___ Data supplied ___

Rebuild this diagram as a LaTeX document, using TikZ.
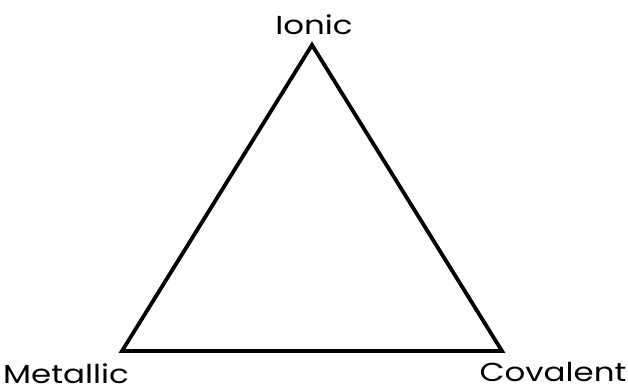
\documentclass[tikz,border=0pt]{standalone}
\usepackage{fontspec}
\setmainfont{Poppins}[FakeStretch=1.25]
\begin{document}
\begin{tikzpicture}[x=1pt, y=-1pt, every node/.style={font=\fontsize{26}{30}\selectfont, anchor=base, inner sep=0pt}]
	\useasboundingbox (0,0) rectangle (628,389);
	\coordinate (ionic) at (312,45);
	\coordinate (metallic) at (122,351);
	\coordinate (covalent) at (502,351);
	\draw[line width=3.8pt, line join=miter] (ionic) -- (metallic) -- (covalent) -- cycle;
	\node (ionicLabel) at (314,34) {Ionic};
	\node (metallicLabel) at (66,383) {Metallic};
	\node (covalentLabel) at (553,381) {Covalent};
\end{tikzpicture}
\end{document}
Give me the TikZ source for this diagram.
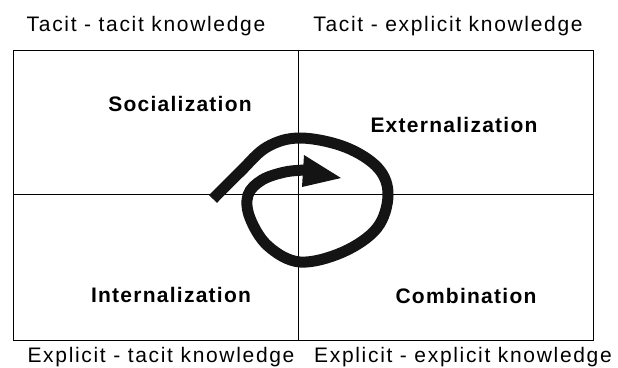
\documentclass[tikz,border=0pt]{standalone}
\usepackage{fontspec}
\setmainfont{Liberation Sans}
\usetikzlibrary{arrows.meta}

\begin{document}
\begin{tikzpicture}[x=1pt, y=-1pt, >=latex,
    lbl/.style={anchor=base, font=\fontsize{21}{23}\selectfont\addfontfeature{LetterSpace=8}},
    mode/.style={anchor=base, font=\fontsize{21}{23}\selectfont\bfseries\addfontfeature{LetterSpace=6}},
    spiral/.style={line width=11pt, color=black!92}]
        \useasboundingbox (0,0) rectangle (618,367);
        % quadrants
        \draw[line width=.8pt] (13,50) rectangle (593,340);
        \draw[line width=.8pt] (298,50) -- (298,340);
        \draw[line width=.8pt] (13,194) -- (593,194);
        % labels outside
        \node[lbl] (tt) at (146,31) {Tacit - tacit knowledge};
        \node[lbl] (te) at (448,31) {Tacit - explicit knowledge};
        \node[lbl] (et) at (161,362) {Explicit - tacit knowledge};
        \node[lbl] (ee) at (463,362) {Explicit - explicit knowledge};
        % modes
        \node[mode] (soc) at (180,111) {Socialization};
        \node[mode] (ext) at (454,132) {Externalization};
        \node[mode] (int) at (171,302) {Internalization};
        \node[mode] (com) at (466,303) {Combination};
        % spiral
        \draw[spiral] plot[smooth, tension=.6] coordinates {(213,199) (240,172) (267,147) (300,138) (345,147) (378,168) (388,195) (377,228) (343,252) (300,262) (268,246) (250,218) (248,195) (262,180) (285,172) (306,170)};
        \fill[black!92] (304,155) -- (341,178) -- (302,187) -- cycle;
    \end{tikzpicture}
\end{document}
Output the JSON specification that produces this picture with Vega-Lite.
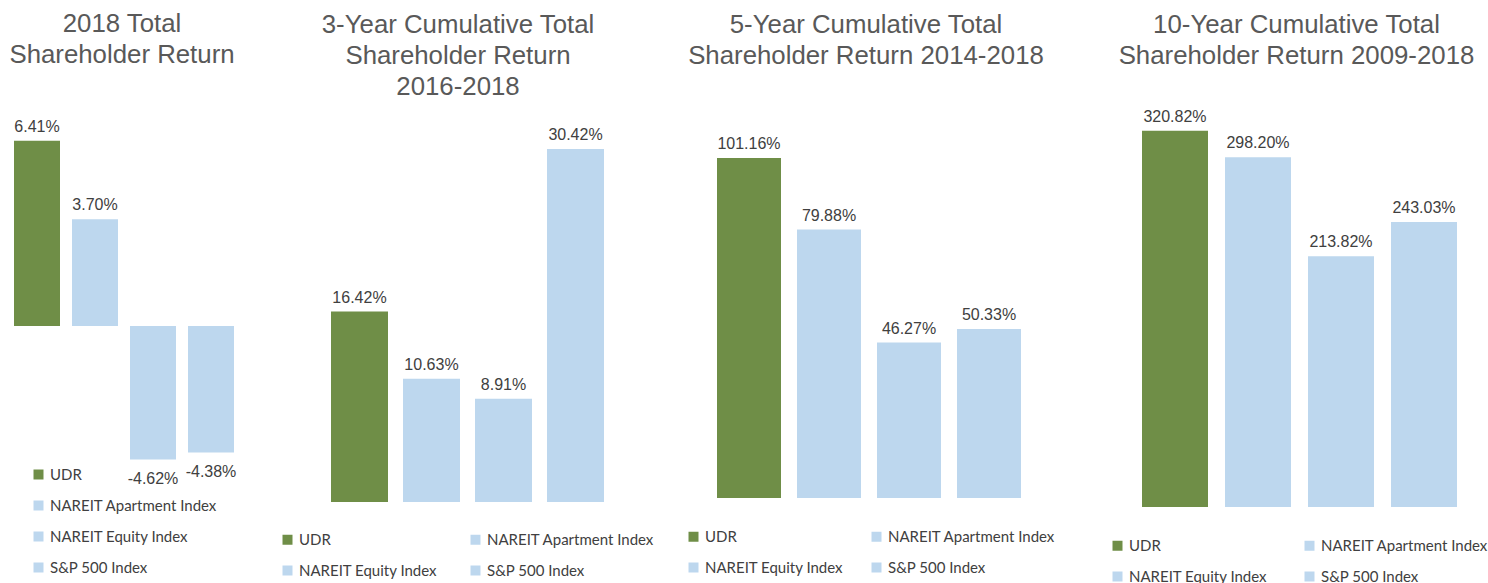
{
  "$schema": "https://vega.github.io/schema/vega-lite/v6.json",
  "autosize": {"type": "none"},
  "padding": {"left": 0, "top": 110, "right": 1488, "bottom": 473},
  "background": "white",
  "bounds": "flush",
  "spacing": 40,
  "config": {
    "view": {"stroke": null},
    "title": {"font": "Liberation Sans", "fontSize": 25.8, "fontWeight": "normal", "color": "#595959", "anchor": "middle", "frame": "group", "baseline": "bottom", "lineHeight": 31},
    "text": {"font": "Liberation Sans", "fontSize": 16, "color": "#404040"},
    "legend": {"orient": "none", "title": null, "symbolType": "square", "symbolSize": 100, "symbolStrokeWidth": 0, "symbolOpacity": 1, "labelFont": "Lato", "labelFontSize": 15, "labelColor": "#404040", "labelOffset": 4, "rowPadding": 15, "padding": 0, "labelLimit": 400}
  },
  "datasets": {
    "tsr1": [
      {"series": "UDR", "value": 6.41, "label": "6.41%"},
      {"series": "NAREIT Apartment Index", "value": 3.70, "label": "3.70%"},
      {"series": "NAREIT Equity Index", "value": -4.62, "label": "-4.62%"},
      {"series": "S&P 500 Index", "value": -4.38, "label": "-4.38%"}
    ],
    "tsr3": [
      {"series": "UDR", "value": 16.42, "label": "16.42%"},
      {"series": "NAREIT Apartment Index", "value": 10.63, "label": "10.63%"},
      {"series": "NAREIT Equity Index", "value": 8.91, "label": "8.91%"},
      {"series": "S&P 500 Index", "value": 30.42, "label": "30.42%"}
    ],
    "tsr5": [
      {"series": "UDR", "value": 101.16, "label": "101.16%"},
      {"series": "NAREIT Apartment Index", "value": 79.88, "label": "79.88%"},
      {"series": "NAREIT Equity Index", "value": 46.27, "label": "46.27%"},
      {"series": "S&P 500 Index", "value": 50.33, "label": "50.33%"}
    ],
    "tsr10": [
      {"series": "UDR", "value": 320.82, "label": "320.82%"},
      {"series": "NAREIT Apartment Index", "value": 298.20, "label": "298.20%"},
      {"series": "NAREIT Equity Index", "value": 213.82, "label": "213.82%"},
      {"series": "S&P 500 Index", "value": 243.03, "label": "243.03%"}
    ]
  },
  "resolve": {"scale": {"x": "independent", "y": "independent", "color": "independent"}, "legend": {"color": "independent"}},
  "hconcat": [
    {
      "width": 248, "height": 473,
      "title": {"text": ["2018 Total", "Shareholder Return"], "offset": 41, "dx": -2},
      "data": {"name": "tsr1"},
      "encoding": {
        "x": {"field": "series", "type": "nominal", "sort": null, "axis": null, "scale": {"paddingInner": 0.2069, "paddingOuter": 0.2414}},
        "y": {"field": "value", "type": "quantitative", "axis": null, "scale": {"domain": [-8.899, 7.479], "nice": false, "zero": false}}
      },
      "layer": [
        {"mark": {"type": "bar"},
         "encoding": {"y2": {"datum": 0},
           "color": {"field": "series", "type": "nominal", "sort": null,
             "scale": {"domain": ["UDR", "NAREIT Apartment Index", "NAREIT Equity Index", "S&P 500 Index"], "range": ["#6F8E47", "#BDD7EE", "#BDD7EE", "#BDD7EE"]},
             "legend": {"columns": 1, "direction": "vertical", "legendX": 31, "legendY": 357}}}},
        {"transform": [{"filter": "datum.value >= 0"}],
         "mark": {"type": "text", "baseline": "alphabetic", "dy": -9},
         "encoding": {"text": {"field": "label"}}},
        {"transform": [{"filter": "datum.value < 0"}],
         "mark": {"type": "text", "baseline": "top", "dy": 12},
         "encoding": {"text": {"field": "label"}}}
      ]
    },
    {
      "width": 359, "height": 473,
      "title": {"text": ["3-Year Cumulative Total", "Shareholder Return", "2016-2018"], "offset": 9, "dx": -9.5},
      "data": {"name": "tsr3"},
      "encoding": {
        "x": {"field": "series", "type": "nominal", "sort": null, "axis": null, "scale": {"paddingInner": 0.2083, "paddingOuter": 0.5972}},
        "y": {"field": "value", "type": "quantitative", "axis": null, "scale": {"domain": [-6.983, 33.79], "nice": false, "zero": false}}
      },
      "layer": [
        {"mark": {"type": "bar"},
         "encoding": {"y2": {"datum": 0},
           "color": {"field": "series", "type": "nominal", "sort": null,
             "scale": {"domain": ["UDR", "NAREIT Apartment Index", "NAREIT Equity Index", "S&P 500 Index"], "range": ["#6F8E47", "#BDD7EE", "#BDD7EE", "#BDD7EE"]},
             "legend": {"columns": 2, "direction": "horizontal", "columnPadding": 30, "legendX": -8, "legendY": 422}}}},
        {"mark": {"type": "text", "baseline": "alphabetic", "dy": -9},
         "encoding": {"text": {"field": "label"}}}
      ]
    },
    {
      "width": 364, "height": 473,
      "title": {"text": ["5-Year Cumulative Total", "Shareholder Return 2014-2018"], "offset": 40, "dx": -3},
      "data": {"name": "tsr5"},
      "encoding": {
        "x": {"field": "series", "type": "nominal", "sort": null, "axis": null, "scale": {"paddingInner": 0.2, "paddingOuter": 0.375}},
        "y": {"field": "value", "type": "quantitative", "axis": null, "scale": {"domain": [-25.30, 115.48], "nice": false, "zero": false}}
      },
      "layer": [
        {"mark": {"type": "bar"},
         "encoding": {"y2": {"datum": 0},
           "color": {"field": "series", "type": "nominal", "sort": null,
             "scale": {"domain": ["UDR", "NAREIT Apartment Index", "NAREIT Equity Index", "S&P 500 Index"], "range": ["#6F8E47", "#BDD7EE", "#BDD7EE", "#BDD7EE"]},
             "legend": {"columns": 2, "direction": "horizontal", "columnPadding": 25, "legendX": -1, "legendY": 419}}}},
        {"mark": {"type": "text", "baseline": "alphabetic", "dy": -9},
         "encoding": {"text": {"field": "label"}}}
      ]
    },
    {
      "width": 417, "height": 473,
      "title": {"text": ["10-Year Cumulative Total", "Shareholder Return 2009-2018"], "offset": 39, "dx": -3},
      "data": {"name": "tsr10"},
      "encoding": {
        "x": {"field": "series", "type": "nominal", "sort": null, "axis": null, "scale": {"paddingInner": 0.2048, "paddingOuter": 0.6145}},
        "y": {"field": "value", "type": "quantitative", "axis": null, "scale": {"domain": [-64.79, 338.45], "nice": false, "zero": false}}
      },
      "layer": [
        {"mark": {"type": "bar"},
         "encoding": {"y2": {"datum": 0},
           "color": {"field": "series", "type": "nominal", "sort": null,
             "scale": {"domain": ["UDR", "NAREIT Apartment Index", "NAREIT Equity Index", "S&P 500 Index"], "range": ["#6F8E47", "#BDD7EE", "#BDD7EE", "#BDD7EE"]},
             "legend": {"columns": 2, "direction": "horizontal", "columnPadding": 34, "legendX": 19, "legendY": 428}}}},
        {"mark": {"type": "text", "baseline": "alphabetic", "dy": -9},
         "encoding": {"text": {"field": "label"}}}
      ]
    }
  ]
}
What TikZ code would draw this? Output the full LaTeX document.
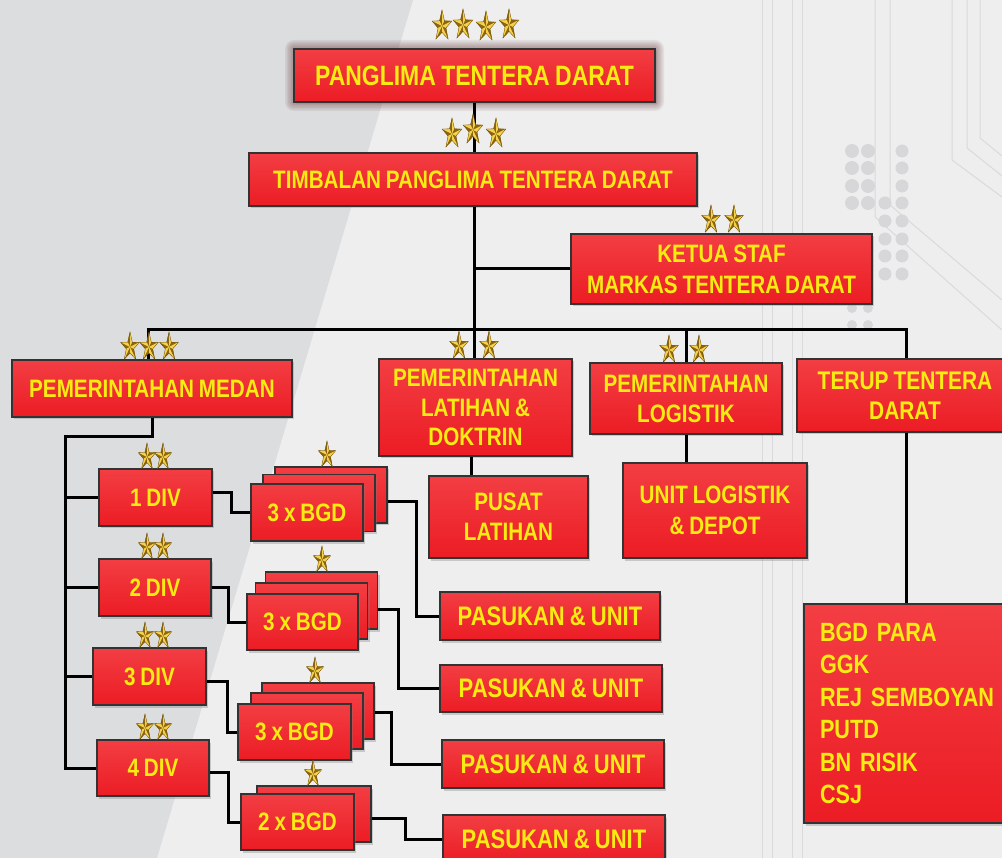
\documentclass[tikz,border=0pt]{standalone}
\usepackage{fontspec}
\newfontfamily\bxfont{Liberation Sans}[FakeStretch=0.82, WordSpace=0.85]
\usetikzlibrary{shadows,calc}
\definecolor{boxred}{HTML}{EC1C24}
\definecolor{boxredtop}{HTML}{F23E43}
\definecolor{boxtext}{HTML}{F6EC12}
\definecolor{bglight}{HTML}{EEEEEF}
\definecolor{bgdark}{HTML}{DCDDDF}
\definecolor{deco}{HTML}{DADADD}
\definecolor{dotc}{HTML}{D7D7DA}
\definecolor{goldA}{HTML}{D9A522}
\definecolor{goldB}{HTML}{8E6612}
\definecolor{goldC}{HTML}{F3D24E}
\definecolor{glowc}{HTML}{5A2424}
\pgfdeclarelayer{bg}
\pgfsetlayers{bg,main}
\tikzset{
  rbox/.style={draw=black!80, line width=1.2pt, top color=boxredtop, bottom color=boxred,
    text=boxtext, font=\bxfont\bfseries\fontsize{25.2}{30}\selectfont, align=center, inner sep=0pt,
    drop shadow={opacity=0.35, shadow xshift=2pt, shadow yshift=-2.5pt}},
  conn/.style={draw=black, line width=3pt},
  decoline/.style={draw=deco, line width=1pt},
  pics/gstar/.style={code={
    \begin{scope}[x=0.65pt, y=1pt]
      \fill[goldA] (90:#1) -- (126:0.4*#1) -- (162:#1) -- (198:0.4*#1) -- (234:#1) -- (270:0.4*#1)
        -- (306:#1) -- (342:0.4*#1) -- (18:#1) -- (54:0.4*#1) -- cycle;
      \foreach \a in {90,162,234,306,18} {
        \fill[goldB] (0,0) -- (\a:#1) -- (\a+36:0.4*#1) -- cycle;
        \fill[goldC] (0,0) -- (\a:#1) -- (\a-36:0.4*#1) -- cycle;
      }
      \draw[goldB!70!black, line width=0.3pt] (90:#1) -- (126:0.4*#1) -- (162:#1) -- (198:0.4*#1) -- (234:#1) -- (270:0.4*#1)
        -- (306:#1) -- (342:0.4*#1) -- (18:#1) -- (54:0.4*#1) -- cycle;
    \end{scope}
  }},
  pics/gstar/.default=14
}
\begin{document}
\begin{tikzpicture}[x=1pt, y=-1pt]
\useasboundingbox (0,0) rectangle (1002,858);
\begin{pgfonlayer}{bg}
  \fill[bglight] (0,0) rectangle (1002,858);
  \fill[bgdark] (0,0) -- (413,0) -- (157,858) -- (0,858) -- cycle;
  % faint circuit decoration
  \foreach \xx in {762,772,792,802} \draw[decoline] (\xx,0) -- (\xx,858);
  \draw[decoline] (875,0) -- (875,217) -- (1002,330);
  \draw[decoline] (890,0) -- (890,205) -- (1002,300);
  \draw[decoline] (952,0) -- (952,160) -- (1002,197);
  \draw[decoline] (967,0) -- (967,148) -- (1002,176);
  \draw[decoline] (980,0) -- (980,138) -- (1002,156);
  \foreach \yy in {151,168,186,203} {
    \fill[dotc] (852,\yy) circle (7);
    \fill[dotc] (868,\yy) circle (7);
  }
  \foreach \yy in {151,168,186,203,221,239,256,274} \fill[dotc] (902,\yy) circle (6.5);
  \foreach \yy in {203,221,239,256,274} \fill[dotc] (885,\yy) circle (6.5);
  \foreach \yy in {291,308,325} {
    \fill[dotc] (852,\yy) circle (5);
    \fill[dotc] (868,\yy) circle (5);
  }
  % glow of the top box
  \foreach \g in {1.5,3,...,9}
    \fill[glowc, opacity=0.08, rounded corners=\g pt] ({294-\g},{49-\g}) rectangle ({655+\g},{102+\g});
\end{pgfonlayer}

% ---- boxes ----
\node[rbox, minimum width=361, minimum height=53, font=\bxfont\bfseries\fontsize{28}{30}\selectfont] (ptd) at (474.5,75.5) {PANGLIMA TENTERA DARAT};
\node[rbox, minimum width=448, minimum height=53] (tptd) at (473,179.5) {TIMBALAN PANGLIMA TENTERA DARAT};
\node[rbox, minimum width=301, minimum height=70, font=\bxfont\bfseries\fontsize{25.2}{31}\selectfont] (ketua) at (721.5,269) {KETUA STAF\\MARKAS TENTERA DARAT};
\node[rbox, minimum width=280, minimum height=57] (medan) at (152,388.5) {PEMERINTAHAN MEDAN};
\node[rbox, minimum width=193, minimum height=97, font=\bxfont\bfseries\fontsize{25.2}{29.5}\selectfont] (latihan) at (475.5,407.5) {PEMERINTAHAN\\LATIHAN \&\\DOKTRIN};
\node[rbox, minimum width=192, minimum height=71] (logistik) at (686,398.5) {PEMERINTAHAN\\LOGISTIK};
\node[rbox, minimum width=216, minimum height=73, font=\bxfont\bfseries\fontsize{25.5}{30}\selectfont] (terup) at (905,395.5) {TERUP TENTERA\\DARAT};
\node[rbox, minimum width=159, minimum height=82] (pusat) at (508.5,517) {PUSAT\\LATIHAN};
\node[rbox, minimum width=184, minimum height=95, font=\bxfont\bfseries\fontsize{25.2}{31}\selectfont] (unit) at (715,510.5) {UNIT LOGISTIK\\\& DEPOT};

\node[rbox, minimum width=113, minimum height=57] (div1) at (155.5,497.5) {1 DIV};
\node[rbox, minimum width=112, minimum height=57] (div2) at (155,587.5) {2 DIV};
\node[rbox, minimum width=113, minimum height=57] (div3) at (149.5,676.5) {3 DIV};
\node[rbox, minimum width=112, minimum height=56] (div4) at (153,768) {4 DIV};

\node[rbox, minimum width=112, minimum height=56] (bgd1c) at (331,495) {};
\node[rbox, minimum width=112, minimum height=57] (bgd1b) at (319,503) {};
\node[rbox, minimum width=112, minimum height=57] (bgd1) at (307,512.5) {3 x BGD};

\node[rbox, minimum width=112, minimum height=57] (bgd2c) at (321.5,600.5) {};
\node[rbox, minimum width=112, minimum height=56] (bgd2b) at (311.5,611) {};
\node[rbox, minimum width=111, minimum height=56] (bgd2) at (302.5,622) {3 x BGD};

\node[rbox, minimum width=112, minimum height=56] (bgd3c) at (318,711) {};
\node[rbox, minimum width=112, minimum height=56] (bgd3b) at (307,721) {};
\node[rbox, minimum width=113, minimum height=56] (bgd3) at (294.5,732) {3 x BGD};

\node[rbox, minimum width=114, minimum height=56] (bgd4c) at (314,814) {};
\node[rbox, minimum width=113, minimum height=56] (bgd4) at (297.5,822) {2 x BGD};

\node[rbox, minimum width=220, minimum height=48, font=\bxfont\bfseries\fontsize{26.8}{30}\selectfont] (pas1) at (550,616) {PASUKAN \& UNIT};
\node[rbox, minimum width=222, minimum height=47, font=\bxfont\bfseries\fontsize{26.8}{30}\selectfont] (pas2) at (551,688.5) {PASUKAN \& UNIT};
\node[rbox, minimum width=222, minimum height=48, font=\bxfont\bfseries\fontsize{26.8}{30}\selectfont] (pas3) at (553,764) {PASUKAN \& UNIT};
\node[rbox, minimum width=222, minimum height=48, font=\bxfont\bfseries\fontsize{26.8}{30}\selectfont] (pas4) at (554,839) {PASUKAN \& UNIT};

\node[rbox, minimum height=219, text width=178, inner xsep=16, align=left, font=\bxfont\bfseries\fontsize{26.4}{32.4}\selectfont] (big) at (909,713.5)
  {BGD PARA\\GGK\\REJ SEMBOYAN\\PUTD\\BN RISIK\\CSJ};

% ---- connectors ----
\coordinate (trunk) at (474,330);
\coordinate (busL) at (148,330);
\coordinate (busR) at (906,330);
\coordinate (spTop) at (65,437);

\draw[conn] (ptd.south) -- (ptd.south |- tptd.north);
\draw[conn] (tptd.south -| trunk) -- (trunk |- latihan.north);
\draw[conn] (ketua.west) -- (ketua.west -| trunk);
\draw[conn] (busL |- medan.north) -- (busL) -- (busR) -- (busR |- terup.north);
\draw[conn] (logistik.north |- busL) -- (logistik.north);
\draw[conn] (terup.south -| busR) -- (busR |- big.north);
\draw[conn] ([xshift=-4pt]latihan.south) -- ([xshift=-4pt]latihan.south |- pusat.north);
\draw[conn] (logistik.south) -- (logistik.south |- unit.north);

\draw[conn] (medan.south) |- (spTop) -- (spTop |- div4.west) -- (div4.west);
\draw[conn] (spTop |- div1.west) -- (div1.west);
\draw[conn] (spTop |- div2.west) -- (div2.west);
\draw[conn] (spTop |- div3.west) -- (div3.west);

\draw[conn] ([yshift=5pt]div1.east) -- ++(19,0) |- (bgd1.west);
\draw[conn] (div2.east) -- ++(17,0) |- (bgd2.west);
\draw[conn] ([yshift=-5pt]div3.east) -- ++(21,0) |- (bgd3.west);
\draw[conn] ([yshift=-4pt]div4.east) -- ++(19,0) |- (bgd4.west);

\draw[conn] ([yshift=-7pt]bgd1c.east) -- ++(29,0) |- (pas1.west);
\draw[conn] ([yshift=-9pt]bgd2c.east) -- ++(20,0) |- (pas2.west);
\draw[conn] ([yshift=-1pt]bgd3c.east) -- ++(17,0) |- (pas3.west);
\draw[conn] ([yshift=-4pt]bgd4c.east) -- ++(34,0) |- (pas4.west);

% ---- stars ----
\foreach \sx/\sy in {442/26, 463/25, 486/27, 509/25} \pic at (\sx,\sy) {gstar=16};
\foreach \sx in {452,496} \pic at (\sx,134) {gstar=16};
\pic at (473,130) {gstar=16};
\foreach \sx in {711,734} \pic at (\sx,220) {gstar=15};
\foreach \sx in {130,149,169} \pic at (\sx,347) {gstar=15};
\foreach \sx in {459,489} \pic at (\sx,346) {gstar=15};
\foreach \sx in {669,699} \pic at (\sx,350) {gstar=15};
\foreach \sx in {147,163} \pic at (\sx,457) {gstar=14};
\foreach \sx in {147,163} \pic at (\sx,547) {gstar=14};
\foreach \sx in {145,163} \pic at (\sx,636) {gstar=14};
\foreach \sx in {145,163} \pic at (\sx,728) {gstar=14};
\pic at (327,455) {gstar=14};
\pic at (322,560) {gstar=14};
\pic at (315,671) {gstar=14};
\pic at (313,774) {gstar=14};
\end{tikzpicture}
\end{document}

___

» Directions
Which lines hold the word "Output"? Copy every one of them.

» Response
Output the JSON specification that produces this picture with Vega-Lite.
What TikZ code would draw this? Output the full LaTeX document.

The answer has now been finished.